Only the lines from the line that has "Write a component" through the line that has "import * as" should be reproduced, exactly and with both ends kept.

'''

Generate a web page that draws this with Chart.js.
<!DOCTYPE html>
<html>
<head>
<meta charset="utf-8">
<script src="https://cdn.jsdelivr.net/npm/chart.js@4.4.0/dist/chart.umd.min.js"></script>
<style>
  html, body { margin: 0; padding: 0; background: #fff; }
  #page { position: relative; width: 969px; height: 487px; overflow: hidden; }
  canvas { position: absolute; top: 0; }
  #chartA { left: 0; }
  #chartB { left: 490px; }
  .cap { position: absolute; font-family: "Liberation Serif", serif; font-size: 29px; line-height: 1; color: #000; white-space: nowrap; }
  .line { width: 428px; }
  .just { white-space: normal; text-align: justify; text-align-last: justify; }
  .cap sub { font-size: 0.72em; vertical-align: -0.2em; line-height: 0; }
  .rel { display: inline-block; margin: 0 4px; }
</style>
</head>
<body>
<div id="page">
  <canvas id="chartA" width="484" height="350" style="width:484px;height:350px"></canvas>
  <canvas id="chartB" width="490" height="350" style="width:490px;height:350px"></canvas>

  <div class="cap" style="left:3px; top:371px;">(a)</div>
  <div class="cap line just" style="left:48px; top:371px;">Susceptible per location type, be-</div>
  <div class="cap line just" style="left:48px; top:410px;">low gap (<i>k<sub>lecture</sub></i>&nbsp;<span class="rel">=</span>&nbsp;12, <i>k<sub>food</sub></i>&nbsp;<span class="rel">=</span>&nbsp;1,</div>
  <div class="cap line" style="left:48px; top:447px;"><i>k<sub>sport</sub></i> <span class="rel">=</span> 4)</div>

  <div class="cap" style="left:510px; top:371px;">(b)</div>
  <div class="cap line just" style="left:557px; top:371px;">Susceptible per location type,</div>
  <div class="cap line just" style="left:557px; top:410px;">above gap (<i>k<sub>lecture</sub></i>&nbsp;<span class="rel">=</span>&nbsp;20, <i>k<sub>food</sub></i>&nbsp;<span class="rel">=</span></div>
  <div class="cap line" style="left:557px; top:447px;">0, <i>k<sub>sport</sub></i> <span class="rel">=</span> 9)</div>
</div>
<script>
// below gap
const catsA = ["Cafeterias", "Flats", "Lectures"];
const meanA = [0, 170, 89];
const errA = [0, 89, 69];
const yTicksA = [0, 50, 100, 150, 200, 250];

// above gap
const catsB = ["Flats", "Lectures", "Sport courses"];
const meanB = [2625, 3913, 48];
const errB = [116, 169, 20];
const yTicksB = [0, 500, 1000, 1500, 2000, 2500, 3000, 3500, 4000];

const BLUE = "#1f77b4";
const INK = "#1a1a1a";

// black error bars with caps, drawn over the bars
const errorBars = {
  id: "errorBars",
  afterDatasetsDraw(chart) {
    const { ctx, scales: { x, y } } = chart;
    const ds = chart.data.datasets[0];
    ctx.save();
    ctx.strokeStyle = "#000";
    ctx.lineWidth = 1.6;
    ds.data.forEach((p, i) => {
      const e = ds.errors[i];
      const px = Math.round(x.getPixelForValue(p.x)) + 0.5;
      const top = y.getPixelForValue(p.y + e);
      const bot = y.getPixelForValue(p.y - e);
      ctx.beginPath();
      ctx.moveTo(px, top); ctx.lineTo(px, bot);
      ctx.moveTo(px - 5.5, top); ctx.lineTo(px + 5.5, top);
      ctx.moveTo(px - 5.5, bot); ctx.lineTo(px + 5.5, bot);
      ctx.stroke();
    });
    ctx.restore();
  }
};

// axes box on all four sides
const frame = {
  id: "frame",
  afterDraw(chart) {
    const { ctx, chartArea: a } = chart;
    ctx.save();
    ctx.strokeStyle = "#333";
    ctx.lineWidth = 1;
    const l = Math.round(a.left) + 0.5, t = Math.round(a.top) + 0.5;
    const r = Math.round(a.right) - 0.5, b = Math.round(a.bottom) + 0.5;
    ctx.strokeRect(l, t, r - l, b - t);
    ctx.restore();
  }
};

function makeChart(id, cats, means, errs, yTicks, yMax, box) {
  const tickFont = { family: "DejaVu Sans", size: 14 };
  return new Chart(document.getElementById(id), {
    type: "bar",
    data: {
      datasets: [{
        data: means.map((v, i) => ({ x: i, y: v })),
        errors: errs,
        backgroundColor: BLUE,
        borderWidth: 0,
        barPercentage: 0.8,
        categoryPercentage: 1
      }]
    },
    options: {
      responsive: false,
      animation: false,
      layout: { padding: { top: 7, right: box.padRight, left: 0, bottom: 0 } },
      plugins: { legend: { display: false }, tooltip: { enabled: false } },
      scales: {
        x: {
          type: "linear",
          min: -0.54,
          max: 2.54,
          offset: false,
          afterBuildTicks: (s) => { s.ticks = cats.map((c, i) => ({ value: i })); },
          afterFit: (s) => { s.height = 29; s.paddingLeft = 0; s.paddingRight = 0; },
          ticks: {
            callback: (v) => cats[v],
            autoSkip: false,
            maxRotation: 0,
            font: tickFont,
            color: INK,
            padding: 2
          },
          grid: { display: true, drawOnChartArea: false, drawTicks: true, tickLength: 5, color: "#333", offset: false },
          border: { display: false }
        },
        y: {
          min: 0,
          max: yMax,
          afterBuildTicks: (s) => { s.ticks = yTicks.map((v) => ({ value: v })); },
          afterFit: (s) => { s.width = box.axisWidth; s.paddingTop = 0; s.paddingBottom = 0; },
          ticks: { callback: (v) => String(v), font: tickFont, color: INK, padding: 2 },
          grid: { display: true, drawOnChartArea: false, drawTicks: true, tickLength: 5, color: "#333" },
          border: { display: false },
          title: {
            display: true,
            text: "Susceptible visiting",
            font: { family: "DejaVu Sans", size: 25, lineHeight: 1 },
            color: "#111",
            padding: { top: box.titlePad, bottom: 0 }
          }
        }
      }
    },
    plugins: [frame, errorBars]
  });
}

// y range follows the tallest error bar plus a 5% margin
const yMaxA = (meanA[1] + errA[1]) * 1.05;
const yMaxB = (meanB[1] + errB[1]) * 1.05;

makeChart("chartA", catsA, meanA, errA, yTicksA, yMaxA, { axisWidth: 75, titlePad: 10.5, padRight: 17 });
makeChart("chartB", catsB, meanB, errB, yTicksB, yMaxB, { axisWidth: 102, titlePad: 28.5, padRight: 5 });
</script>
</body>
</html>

'''
'''

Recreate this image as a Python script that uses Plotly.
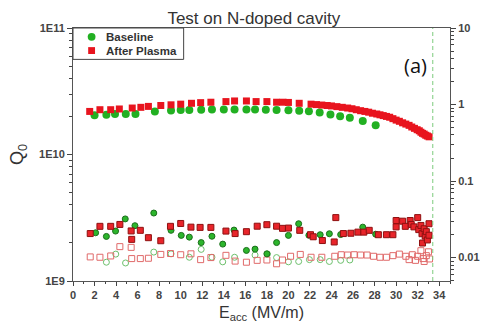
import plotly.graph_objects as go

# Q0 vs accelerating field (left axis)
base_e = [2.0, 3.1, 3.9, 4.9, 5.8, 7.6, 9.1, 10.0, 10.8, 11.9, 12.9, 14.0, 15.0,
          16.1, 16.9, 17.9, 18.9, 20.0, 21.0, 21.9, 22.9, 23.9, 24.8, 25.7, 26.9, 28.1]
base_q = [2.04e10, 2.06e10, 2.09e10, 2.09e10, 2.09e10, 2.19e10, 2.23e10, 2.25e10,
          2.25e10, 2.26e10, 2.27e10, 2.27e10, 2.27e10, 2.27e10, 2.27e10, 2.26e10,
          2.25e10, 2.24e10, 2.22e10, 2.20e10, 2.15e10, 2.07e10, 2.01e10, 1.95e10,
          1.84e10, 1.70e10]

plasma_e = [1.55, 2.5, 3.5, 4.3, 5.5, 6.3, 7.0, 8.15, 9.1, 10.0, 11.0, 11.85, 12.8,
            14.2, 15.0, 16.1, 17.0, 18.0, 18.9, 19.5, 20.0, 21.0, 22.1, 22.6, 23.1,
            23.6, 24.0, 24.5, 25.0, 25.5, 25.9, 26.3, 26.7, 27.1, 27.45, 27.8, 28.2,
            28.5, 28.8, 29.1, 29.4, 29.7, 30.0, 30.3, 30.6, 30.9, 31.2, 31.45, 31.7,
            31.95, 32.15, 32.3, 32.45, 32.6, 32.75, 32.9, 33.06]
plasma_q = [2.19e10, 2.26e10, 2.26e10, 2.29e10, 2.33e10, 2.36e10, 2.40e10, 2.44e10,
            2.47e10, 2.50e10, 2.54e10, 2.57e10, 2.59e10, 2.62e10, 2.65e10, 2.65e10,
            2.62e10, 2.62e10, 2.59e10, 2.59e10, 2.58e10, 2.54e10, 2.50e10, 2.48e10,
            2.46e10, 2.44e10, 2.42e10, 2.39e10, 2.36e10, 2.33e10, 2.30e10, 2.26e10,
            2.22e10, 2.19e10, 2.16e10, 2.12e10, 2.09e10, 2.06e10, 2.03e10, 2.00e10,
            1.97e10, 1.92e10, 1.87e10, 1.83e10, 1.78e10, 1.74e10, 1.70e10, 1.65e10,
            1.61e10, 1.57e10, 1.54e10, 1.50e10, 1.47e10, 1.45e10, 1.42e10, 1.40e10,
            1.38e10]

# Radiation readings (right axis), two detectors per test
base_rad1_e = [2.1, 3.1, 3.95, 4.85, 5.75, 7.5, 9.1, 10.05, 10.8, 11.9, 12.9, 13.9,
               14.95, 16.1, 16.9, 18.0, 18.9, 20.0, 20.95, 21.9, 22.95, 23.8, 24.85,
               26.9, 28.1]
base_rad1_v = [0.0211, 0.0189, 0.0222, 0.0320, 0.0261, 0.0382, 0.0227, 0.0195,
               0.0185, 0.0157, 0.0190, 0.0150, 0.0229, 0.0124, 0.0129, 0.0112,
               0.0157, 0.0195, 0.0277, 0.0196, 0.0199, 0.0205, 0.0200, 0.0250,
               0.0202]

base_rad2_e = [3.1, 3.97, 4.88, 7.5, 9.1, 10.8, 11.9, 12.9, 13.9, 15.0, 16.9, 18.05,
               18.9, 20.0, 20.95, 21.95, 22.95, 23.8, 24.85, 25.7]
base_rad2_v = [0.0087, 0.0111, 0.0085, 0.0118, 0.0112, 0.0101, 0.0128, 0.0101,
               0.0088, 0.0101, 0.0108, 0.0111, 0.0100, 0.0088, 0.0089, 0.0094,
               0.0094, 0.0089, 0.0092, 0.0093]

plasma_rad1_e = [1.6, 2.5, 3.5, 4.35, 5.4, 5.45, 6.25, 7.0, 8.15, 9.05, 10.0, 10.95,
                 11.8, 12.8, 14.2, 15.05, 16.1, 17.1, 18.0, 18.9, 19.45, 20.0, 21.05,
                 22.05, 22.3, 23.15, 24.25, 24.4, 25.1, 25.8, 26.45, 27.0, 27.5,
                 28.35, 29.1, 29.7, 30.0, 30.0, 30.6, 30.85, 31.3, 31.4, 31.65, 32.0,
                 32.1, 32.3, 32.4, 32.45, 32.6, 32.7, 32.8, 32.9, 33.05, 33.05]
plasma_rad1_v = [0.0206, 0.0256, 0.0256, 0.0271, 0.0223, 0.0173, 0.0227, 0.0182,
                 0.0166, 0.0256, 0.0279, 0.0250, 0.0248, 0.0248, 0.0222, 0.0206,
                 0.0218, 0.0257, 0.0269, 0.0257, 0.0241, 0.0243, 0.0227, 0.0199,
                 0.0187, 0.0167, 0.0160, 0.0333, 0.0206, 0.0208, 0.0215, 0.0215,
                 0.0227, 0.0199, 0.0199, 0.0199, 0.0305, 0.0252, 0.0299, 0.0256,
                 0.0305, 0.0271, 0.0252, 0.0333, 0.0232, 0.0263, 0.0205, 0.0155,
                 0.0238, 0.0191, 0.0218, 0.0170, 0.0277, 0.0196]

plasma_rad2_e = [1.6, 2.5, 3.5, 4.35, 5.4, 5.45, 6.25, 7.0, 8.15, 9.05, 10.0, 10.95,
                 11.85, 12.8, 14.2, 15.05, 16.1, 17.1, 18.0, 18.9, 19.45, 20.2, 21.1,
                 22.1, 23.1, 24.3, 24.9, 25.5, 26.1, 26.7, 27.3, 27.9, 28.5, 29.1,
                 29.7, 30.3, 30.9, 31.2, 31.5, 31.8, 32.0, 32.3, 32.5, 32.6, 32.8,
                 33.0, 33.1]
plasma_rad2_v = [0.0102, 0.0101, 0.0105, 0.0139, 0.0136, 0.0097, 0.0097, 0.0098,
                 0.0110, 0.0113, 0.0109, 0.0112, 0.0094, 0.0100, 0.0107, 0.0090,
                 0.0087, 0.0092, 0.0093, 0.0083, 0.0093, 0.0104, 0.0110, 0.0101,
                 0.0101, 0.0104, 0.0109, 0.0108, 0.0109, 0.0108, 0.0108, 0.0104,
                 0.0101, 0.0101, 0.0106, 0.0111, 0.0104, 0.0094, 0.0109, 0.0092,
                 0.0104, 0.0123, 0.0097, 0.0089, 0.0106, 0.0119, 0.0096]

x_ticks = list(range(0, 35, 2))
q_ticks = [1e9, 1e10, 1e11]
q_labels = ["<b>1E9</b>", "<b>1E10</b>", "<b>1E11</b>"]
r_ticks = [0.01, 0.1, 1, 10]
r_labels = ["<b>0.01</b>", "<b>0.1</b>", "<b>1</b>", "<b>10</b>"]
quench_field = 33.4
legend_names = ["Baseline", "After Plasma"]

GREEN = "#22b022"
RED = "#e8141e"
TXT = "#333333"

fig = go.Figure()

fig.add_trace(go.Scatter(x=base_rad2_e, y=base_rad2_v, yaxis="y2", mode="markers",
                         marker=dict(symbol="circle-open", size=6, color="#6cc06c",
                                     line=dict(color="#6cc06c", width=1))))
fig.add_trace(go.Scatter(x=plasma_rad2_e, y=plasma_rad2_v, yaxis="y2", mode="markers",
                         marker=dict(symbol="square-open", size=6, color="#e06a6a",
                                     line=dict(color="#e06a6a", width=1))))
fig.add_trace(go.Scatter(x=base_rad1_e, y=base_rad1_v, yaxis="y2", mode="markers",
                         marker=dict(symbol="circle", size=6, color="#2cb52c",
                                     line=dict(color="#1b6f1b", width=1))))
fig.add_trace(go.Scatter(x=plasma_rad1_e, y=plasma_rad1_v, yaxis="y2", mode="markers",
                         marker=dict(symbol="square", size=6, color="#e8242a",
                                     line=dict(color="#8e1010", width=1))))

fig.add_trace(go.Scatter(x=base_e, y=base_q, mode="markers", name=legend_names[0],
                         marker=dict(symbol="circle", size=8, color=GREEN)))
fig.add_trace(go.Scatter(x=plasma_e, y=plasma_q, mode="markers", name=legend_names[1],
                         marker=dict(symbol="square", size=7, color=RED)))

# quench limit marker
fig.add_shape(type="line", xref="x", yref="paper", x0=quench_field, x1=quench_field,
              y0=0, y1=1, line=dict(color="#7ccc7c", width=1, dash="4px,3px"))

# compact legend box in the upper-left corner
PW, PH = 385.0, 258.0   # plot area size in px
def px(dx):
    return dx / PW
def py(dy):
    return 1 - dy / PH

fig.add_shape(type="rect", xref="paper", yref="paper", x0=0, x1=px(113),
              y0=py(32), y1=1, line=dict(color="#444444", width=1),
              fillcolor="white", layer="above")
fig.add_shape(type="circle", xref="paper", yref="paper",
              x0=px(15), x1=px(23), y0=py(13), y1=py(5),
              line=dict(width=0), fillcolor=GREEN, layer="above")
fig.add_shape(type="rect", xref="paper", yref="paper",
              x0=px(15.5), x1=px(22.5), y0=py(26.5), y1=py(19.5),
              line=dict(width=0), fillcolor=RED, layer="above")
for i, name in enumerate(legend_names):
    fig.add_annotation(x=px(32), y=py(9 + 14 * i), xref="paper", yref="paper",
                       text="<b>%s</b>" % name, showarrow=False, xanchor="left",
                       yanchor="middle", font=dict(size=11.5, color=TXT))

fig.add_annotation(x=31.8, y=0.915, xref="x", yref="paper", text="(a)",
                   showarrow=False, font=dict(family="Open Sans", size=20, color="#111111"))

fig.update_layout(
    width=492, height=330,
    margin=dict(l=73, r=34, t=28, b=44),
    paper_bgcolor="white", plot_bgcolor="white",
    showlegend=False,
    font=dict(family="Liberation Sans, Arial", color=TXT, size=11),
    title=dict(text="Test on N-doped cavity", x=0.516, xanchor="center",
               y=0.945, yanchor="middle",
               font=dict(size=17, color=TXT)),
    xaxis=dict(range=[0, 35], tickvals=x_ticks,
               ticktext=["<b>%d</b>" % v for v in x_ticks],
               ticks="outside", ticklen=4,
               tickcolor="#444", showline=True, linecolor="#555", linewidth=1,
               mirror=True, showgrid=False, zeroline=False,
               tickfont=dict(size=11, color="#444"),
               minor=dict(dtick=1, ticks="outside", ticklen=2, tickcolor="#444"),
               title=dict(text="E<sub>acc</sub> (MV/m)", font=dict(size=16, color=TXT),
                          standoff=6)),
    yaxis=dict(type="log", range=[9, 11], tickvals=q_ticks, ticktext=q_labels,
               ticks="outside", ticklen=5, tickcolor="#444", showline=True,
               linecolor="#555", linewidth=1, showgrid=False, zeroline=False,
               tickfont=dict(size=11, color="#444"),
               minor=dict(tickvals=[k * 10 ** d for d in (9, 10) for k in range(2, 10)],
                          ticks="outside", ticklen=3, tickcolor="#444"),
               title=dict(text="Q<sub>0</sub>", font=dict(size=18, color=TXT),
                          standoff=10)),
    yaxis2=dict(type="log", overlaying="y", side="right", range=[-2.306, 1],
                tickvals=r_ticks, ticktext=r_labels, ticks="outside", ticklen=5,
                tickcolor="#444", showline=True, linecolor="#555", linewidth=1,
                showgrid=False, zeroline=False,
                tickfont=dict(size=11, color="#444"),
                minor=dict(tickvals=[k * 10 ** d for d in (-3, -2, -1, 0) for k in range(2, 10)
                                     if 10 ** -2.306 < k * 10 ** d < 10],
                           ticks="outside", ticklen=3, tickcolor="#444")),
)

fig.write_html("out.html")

'''
'''

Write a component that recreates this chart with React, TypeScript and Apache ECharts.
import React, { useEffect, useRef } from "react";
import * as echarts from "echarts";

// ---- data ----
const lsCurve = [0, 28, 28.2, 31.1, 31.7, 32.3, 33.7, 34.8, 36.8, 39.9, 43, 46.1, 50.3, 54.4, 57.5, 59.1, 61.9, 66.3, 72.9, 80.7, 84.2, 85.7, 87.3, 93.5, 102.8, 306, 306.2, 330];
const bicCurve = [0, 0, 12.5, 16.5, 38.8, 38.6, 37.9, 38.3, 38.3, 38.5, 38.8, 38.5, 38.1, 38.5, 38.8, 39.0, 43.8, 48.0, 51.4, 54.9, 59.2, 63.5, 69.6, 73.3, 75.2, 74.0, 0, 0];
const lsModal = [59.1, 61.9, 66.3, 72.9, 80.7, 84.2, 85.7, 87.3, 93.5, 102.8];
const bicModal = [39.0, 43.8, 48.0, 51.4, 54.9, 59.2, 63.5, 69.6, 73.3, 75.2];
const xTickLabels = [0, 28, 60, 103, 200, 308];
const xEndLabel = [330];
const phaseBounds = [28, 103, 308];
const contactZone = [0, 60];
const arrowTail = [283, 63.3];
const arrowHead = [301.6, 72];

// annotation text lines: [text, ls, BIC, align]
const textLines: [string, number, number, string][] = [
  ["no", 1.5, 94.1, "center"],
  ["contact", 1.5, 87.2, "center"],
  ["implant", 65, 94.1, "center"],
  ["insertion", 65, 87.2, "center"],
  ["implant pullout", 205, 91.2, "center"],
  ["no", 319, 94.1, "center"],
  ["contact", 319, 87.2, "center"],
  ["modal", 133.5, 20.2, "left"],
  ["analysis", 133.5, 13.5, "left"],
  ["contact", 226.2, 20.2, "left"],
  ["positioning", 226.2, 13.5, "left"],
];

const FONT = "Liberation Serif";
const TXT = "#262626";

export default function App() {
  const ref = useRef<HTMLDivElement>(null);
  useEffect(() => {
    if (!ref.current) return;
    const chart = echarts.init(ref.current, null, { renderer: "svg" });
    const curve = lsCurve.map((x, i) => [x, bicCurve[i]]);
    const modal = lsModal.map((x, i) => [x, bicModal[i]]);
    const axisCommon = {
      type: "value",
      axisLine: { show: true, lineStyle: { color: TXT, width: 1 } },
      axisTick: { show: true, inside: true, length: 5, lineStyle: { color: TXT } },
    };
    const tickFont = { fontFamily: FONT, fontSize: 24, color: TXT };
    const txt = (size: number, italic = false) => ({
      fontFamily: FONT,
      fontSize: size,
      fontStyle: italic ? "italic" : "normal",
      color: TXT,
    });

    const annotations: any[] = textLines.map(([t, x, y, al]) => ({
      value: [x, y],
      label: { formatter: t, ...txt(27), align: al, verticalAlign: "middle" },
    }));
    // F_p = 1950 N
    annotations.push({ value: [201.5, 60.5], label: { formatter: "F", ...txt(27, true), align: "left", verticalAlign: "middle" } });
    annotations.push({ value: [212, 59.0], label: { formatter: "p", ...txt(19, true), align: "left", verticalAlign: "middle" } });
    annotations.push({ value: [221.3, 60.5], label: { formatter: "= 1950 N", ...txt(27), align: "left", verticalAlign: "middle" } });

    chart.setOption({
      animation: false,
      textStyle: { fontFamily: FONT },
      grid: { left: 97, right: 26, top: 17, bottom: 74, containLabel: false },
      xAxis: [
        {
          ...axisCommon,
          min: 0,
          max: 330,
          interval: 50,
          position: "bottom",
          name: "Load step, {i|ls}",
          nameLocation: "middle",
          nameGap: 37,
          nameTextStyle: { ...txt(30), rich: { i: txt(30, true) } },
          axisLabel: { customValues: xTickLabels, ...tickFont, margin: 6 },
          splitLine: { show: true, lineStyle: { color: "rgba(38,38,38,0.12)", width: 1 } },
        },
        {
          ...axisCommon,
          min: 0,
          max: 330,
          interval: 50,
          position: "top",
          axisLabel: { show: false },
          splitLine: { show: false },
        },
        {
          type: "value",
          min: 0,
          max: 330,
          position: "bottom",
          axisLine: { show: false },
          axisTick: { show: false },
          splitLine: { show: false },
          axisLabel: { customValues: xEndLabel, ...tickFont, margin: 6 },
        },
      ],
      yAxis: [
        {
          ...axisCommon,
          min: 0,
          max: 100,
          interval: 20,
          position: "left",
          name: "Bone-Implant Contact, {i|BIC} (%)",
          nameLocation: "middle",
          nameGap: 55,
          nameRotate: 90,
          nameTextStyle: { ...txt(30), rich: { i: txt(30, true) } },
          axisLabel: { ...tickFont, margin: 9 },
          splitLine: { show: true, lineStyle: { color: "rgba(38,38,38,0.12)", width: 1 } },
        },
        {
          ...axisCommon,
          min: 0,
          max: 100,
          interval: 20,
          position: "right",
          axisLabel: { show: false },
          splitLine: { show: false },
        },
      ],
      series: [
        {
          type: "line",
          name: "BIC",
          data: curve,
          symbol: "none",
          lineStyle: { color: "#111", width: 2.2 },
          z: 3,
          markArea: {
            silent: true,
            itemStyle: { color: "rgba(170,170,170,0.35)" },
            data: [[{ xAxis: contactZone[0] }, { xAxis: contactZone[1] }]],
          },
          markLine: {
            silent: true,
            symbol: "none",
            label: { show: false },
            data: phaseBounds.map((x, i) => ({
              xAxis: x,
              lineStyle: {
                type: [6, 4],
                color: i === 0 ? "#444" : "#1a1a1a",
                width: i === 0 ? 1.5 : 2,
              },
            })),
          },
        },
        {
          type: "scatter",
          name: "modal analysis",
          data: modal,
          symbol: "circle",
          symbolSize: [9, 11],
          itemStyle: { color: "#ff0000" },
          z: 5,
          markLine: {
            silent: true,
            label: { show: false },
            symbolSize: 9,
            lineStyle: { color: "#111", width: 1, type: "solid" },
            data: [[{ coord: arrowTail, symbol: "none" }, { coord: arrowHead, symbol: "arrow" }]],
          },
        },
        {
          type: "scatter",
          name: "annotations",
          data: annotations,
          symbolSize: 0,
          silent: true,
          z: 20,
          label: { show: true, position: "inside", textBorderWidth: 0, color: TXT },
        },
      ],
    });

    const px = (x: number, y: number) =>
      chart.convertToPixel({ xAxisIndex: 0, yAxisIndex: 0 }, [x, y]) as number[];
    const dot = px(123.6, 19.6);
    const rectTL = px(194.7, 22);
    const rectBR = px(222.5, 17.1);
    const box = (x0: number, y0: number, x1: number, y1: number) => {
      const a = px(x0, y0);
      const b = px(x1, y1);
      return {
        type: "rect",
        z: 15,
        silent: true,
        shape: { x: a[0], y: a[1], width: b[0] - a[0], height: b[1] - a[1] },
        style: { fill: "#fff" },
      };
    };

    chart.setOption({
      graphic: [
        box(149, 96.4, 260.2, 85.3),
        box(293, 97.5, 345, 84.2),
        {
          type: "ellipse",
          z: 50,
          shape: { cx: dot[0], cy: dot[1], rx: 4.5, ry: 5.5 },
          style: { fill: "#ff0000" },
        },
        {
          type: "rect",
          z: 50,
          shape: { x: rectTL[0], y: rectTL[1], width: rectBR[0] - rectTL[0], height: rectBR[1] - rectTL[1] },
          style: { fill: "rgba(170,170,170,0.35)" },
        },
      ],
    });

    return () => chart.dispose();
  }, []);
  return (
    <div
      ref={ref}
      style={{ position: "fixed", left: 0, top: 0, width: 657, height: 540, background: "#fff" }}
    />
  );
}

'''

● **The reply**
Write a component that recreates this chart with React, TypeScript and Apache ECharts.
import React, { useEffect, useRef } from "react";
import * as echarts from "echarts";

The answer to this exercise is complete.